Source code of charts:
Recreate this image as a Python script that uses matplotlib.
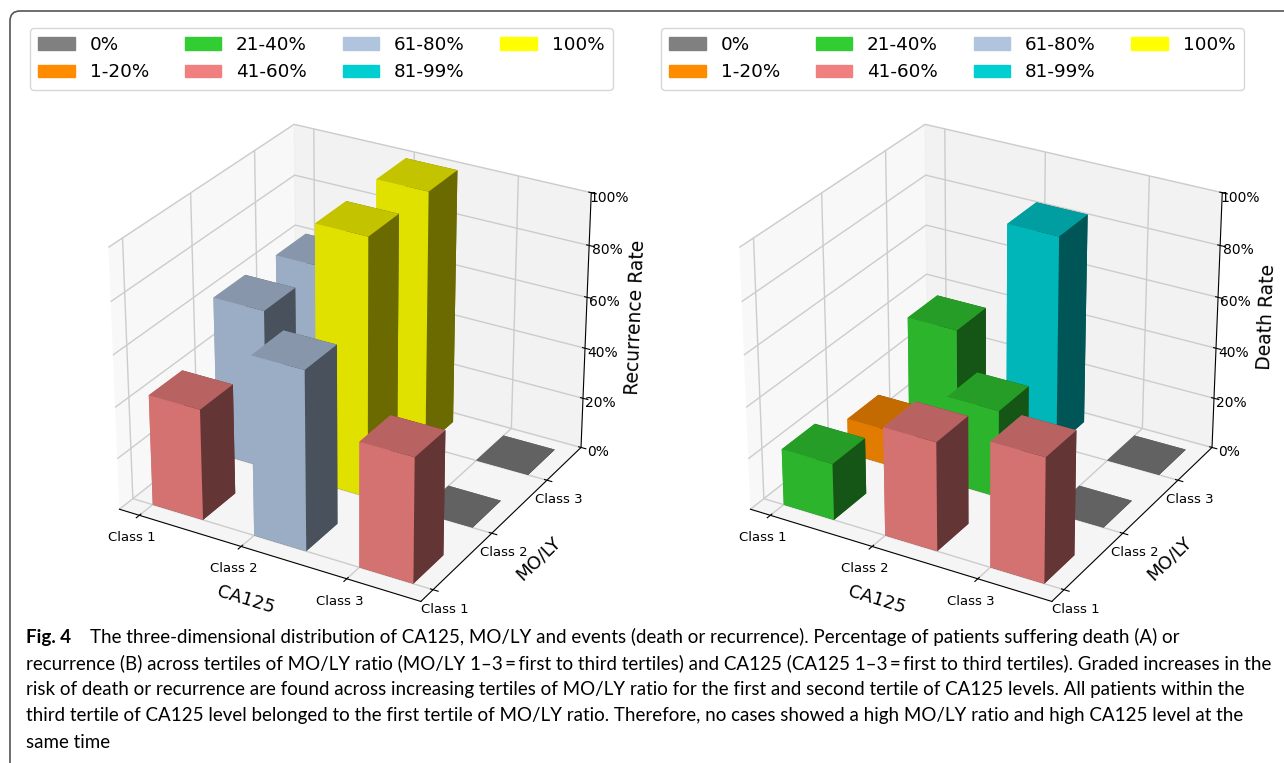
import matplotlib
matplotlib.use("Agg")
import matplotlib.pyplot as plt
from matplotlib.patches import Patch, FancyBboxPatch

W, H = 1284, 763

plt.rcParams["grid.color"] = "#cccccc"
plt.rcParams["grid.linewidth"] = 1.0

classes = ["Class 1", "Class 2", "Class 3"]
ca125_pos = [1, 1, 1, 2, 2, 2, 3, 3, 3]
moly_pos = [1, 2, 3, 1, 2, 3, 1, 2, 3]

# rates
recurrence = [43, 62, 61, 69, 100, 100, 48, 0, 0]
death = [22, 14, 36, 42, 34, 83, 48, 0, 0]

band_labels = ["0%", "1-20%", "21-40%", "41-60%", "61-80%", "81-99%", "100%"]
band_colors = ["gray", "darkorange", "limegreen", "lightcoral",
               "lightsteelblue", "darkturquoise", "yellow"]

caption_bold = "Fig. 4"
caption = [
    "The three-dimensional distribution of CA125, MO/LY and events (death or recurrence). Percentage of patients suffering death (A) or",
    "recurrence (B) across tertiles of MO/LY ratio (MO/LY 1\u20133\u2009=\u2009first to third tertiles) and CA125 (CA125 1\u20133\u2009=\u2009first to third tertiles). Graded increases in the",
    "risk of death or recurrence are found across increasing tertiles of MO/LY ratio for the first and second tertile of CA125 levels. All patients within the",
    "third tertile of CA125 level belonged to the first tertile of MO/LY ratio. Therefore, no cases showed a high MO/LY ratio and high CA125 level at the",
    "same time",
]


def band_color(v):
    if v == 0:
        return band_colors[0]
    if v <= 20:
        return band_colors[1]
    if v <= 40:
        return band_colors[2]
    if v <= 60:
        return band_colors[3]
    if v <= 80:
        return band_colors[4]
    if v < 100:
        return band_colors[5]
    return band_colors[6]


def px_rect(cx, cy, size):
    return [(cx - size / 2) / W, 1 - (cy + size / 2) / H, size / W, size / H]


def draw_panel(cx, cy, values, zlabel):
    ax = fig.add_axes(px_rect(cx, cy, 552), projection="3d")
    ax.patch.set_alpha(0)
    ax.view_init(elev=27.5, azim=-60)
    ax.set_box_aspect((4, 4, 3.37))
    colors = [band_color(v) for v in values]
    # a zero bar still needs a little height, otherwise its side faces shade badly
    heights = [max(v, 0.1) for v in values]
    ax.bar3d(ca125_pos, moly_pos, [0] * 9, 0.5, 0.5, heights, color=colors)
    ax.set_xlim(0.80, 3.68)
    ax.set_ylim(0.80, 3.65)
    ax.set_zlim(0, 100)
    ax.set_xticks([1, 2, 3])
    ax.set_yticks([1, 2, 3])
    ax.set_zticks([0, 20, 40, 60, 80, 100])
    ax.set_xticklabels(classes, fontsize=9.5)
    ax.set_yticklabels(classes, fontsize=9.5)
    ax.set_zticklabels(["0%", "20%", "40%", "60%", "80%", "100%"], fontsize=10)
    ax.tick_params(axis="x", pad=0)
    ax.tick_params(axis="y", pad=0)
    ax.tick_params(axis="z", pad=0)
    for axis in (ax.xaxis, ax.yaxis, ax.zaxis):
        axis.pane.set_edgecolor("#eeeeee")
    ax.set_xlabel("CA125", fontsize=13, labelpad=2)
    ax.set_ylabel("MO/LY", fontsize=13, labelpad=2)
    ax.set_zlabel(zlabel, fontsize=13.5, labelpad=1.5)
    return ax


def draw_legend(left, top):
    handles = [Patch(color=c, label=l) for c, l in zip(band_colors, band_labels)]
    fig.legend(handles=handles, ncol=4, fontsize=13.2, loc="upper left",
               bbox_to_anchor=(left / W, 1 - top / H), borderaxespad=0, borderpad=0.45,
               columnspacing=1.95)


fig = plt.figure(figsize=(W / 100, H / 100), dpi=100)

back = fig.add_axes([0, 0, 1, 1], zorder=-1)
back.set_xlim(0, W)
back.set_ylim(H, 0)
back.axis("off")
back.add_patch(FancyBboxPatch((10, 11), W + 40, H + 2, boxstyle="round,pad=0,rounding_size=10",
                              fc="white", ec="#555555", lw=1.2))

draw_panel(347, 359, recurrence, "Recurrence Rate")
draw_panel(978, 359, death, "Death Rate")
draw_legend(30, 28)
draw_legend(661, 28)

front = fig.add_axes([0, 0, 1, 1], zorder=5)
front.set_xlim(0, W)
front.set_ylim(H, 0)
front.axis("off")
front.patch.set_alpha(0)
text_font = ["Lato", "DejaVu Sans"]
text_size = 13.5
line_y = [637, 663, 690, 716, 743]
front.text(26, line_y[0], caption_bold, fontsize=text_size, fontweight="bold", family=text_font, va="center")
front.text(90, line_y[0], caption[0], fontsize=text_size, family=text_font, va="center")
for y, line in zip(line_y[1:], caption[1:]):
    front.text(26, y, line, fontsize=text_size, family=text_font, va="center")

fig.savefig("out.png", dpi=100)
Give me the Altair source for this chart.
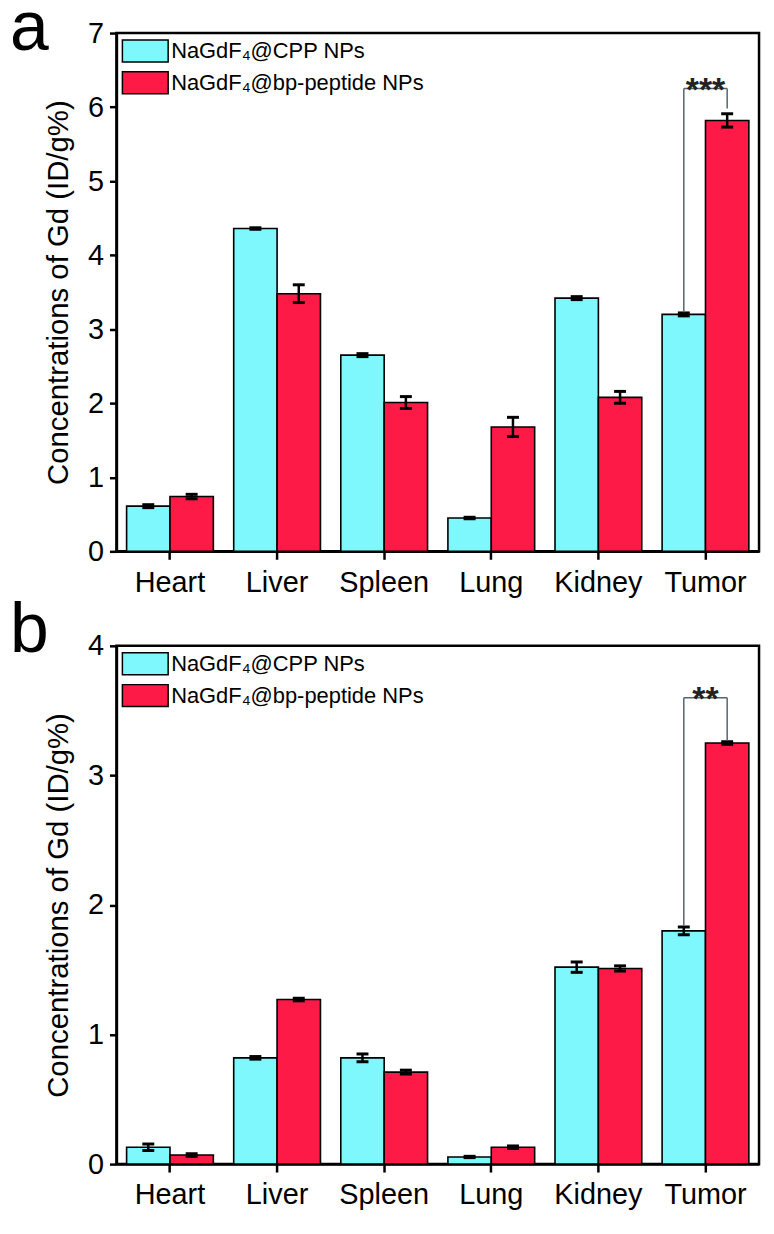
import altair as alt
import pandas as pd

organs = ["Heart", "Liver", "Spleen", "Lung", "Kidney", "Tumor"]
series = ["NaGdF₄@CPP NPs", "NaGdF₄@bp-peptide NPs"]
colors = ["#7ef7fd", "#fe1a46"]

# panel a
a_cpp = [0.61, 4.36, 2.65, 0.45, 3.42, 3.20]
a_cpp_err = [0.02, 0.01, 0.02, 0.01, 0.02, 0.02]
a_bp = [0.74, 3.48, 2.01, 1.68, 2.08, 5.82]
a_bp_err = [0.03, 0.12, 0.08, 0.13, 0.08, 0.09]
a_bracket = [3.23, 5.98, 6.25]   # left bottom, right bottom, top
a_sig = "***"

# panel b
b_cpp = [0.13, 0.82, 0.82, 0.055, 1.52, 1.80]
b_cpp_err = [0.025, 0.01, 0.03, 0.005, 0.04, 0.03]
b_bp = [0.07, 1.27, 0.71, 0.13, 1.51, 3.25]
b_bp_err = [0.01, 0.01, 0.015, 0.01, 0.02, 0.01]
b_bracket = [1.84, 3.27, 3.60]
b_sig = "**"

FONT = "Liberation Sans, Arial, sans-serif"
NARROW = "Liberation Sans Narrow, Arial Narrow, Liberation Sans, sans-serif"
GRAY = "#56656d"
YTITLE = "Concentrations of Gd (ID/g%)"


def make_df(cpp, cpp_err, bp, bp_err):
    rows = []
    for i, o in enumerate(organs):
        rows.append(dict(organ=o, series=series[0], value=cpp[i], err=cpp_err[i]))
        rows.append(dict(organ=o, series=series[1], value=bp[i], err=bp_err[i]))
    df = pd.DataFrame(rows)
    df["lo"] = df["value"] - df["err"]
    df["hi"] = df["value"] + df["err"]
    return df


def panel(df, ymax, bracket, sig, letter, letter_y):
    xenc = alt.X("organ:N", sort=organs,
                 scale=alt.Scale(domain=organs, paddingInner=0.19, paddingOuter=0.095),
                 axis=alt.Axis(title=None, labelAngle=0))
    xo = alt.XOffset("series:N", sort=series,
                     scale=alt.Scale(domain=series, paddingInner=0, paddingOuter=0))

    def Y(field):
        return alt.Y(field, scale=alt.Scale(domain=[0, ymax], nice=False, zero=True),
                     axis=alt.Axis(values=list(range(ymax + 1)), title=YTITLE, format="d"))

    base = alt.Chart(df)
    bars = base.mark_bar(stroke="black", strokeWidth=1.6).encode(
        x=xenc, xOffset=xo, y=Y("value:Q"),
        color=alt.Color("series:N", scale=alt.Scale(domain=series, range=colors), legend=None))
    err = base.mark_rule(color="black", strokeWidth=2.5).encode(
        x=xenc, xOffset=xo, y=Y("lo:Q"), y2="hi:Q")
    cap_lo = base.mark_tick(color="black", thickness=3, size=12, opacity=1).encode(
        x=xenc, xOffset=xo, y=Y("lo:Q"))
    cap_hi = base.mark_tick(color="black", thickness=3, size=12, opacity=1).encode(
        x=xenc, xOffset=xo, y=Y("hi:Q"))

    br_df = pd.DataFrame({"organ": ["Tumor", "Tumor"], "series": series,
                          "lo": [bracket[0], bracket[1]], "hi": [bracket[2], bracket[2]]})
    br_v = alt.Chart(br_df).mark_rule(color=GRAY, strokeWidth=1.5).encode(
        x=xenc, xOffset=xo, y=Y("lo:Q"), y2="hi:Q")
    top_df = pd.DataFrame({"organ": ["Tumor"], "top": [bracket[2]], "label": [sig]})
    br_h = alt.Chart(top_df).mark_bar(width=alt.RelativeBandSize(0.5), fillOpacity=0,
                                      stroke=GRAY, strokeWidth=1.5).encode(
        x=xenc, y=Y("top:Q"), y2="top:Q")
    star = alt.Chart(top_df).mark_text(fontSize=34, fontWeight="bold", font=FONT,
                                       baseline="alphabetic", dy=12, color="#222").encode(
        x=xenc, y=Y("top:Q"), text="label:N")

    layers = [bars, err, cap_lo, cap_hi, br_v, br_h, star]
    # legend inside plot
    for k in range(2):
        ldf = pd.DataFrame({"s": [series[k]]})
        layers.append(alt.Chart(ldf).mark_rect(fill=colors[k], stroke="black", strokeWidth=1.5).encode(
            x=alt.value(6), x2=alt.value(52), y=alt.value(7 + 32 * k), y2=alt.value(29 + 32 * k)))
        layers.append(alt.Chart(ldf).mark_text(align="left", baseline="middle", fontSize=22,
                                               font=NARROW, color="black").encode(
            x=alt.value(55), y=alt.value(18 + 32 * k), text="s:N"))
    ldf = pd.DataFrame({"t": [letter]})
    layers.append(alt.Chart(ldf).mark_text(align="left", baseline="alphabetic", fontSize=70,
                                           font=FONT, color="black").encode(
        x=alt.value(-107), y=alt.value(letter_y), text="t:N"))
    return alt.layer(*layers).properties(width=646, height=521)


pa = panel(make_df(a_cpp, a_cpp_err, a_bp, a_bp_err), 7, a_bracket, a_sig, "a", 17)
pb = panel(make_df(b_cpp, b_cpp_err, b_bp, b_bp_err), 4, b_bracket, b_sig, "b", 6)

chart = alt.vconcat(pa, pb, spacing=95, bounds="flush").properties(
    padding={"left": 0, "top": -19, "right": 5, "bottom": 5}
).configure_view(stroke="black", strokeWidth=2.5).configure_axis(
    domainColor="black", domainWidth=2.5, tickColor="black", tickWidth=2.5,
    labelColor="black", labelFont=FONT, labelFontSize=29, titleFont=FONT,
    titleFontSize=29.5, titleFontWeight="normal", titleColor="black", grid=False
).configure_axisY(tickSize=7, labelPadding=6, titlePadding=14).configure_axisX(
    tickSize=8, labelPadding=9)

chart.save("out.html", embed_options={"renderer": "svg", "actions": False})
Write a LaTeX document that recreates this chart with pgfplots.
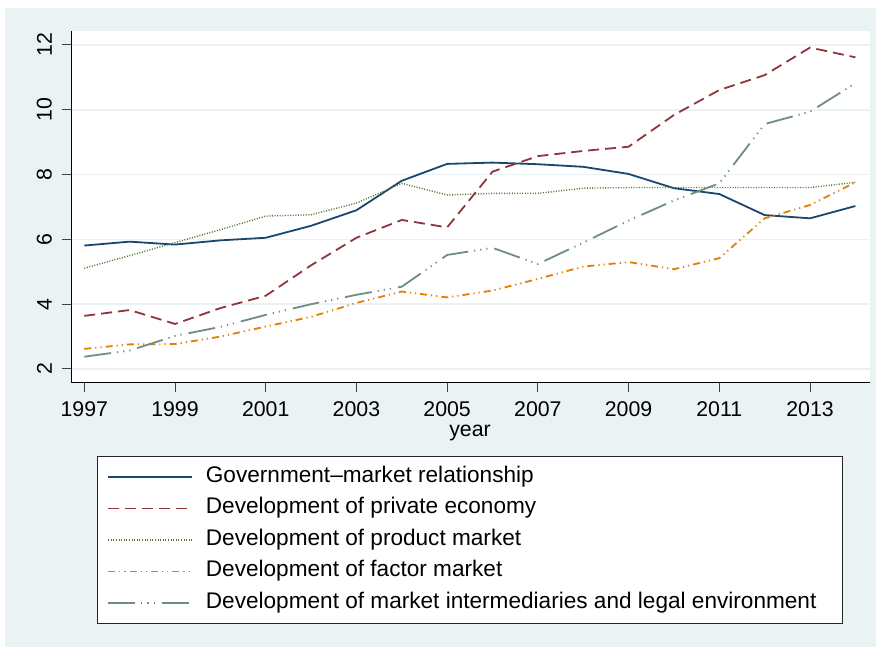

Request →
Of the lines above, how many include the word "this"? Reply with the number alone.

In response →
3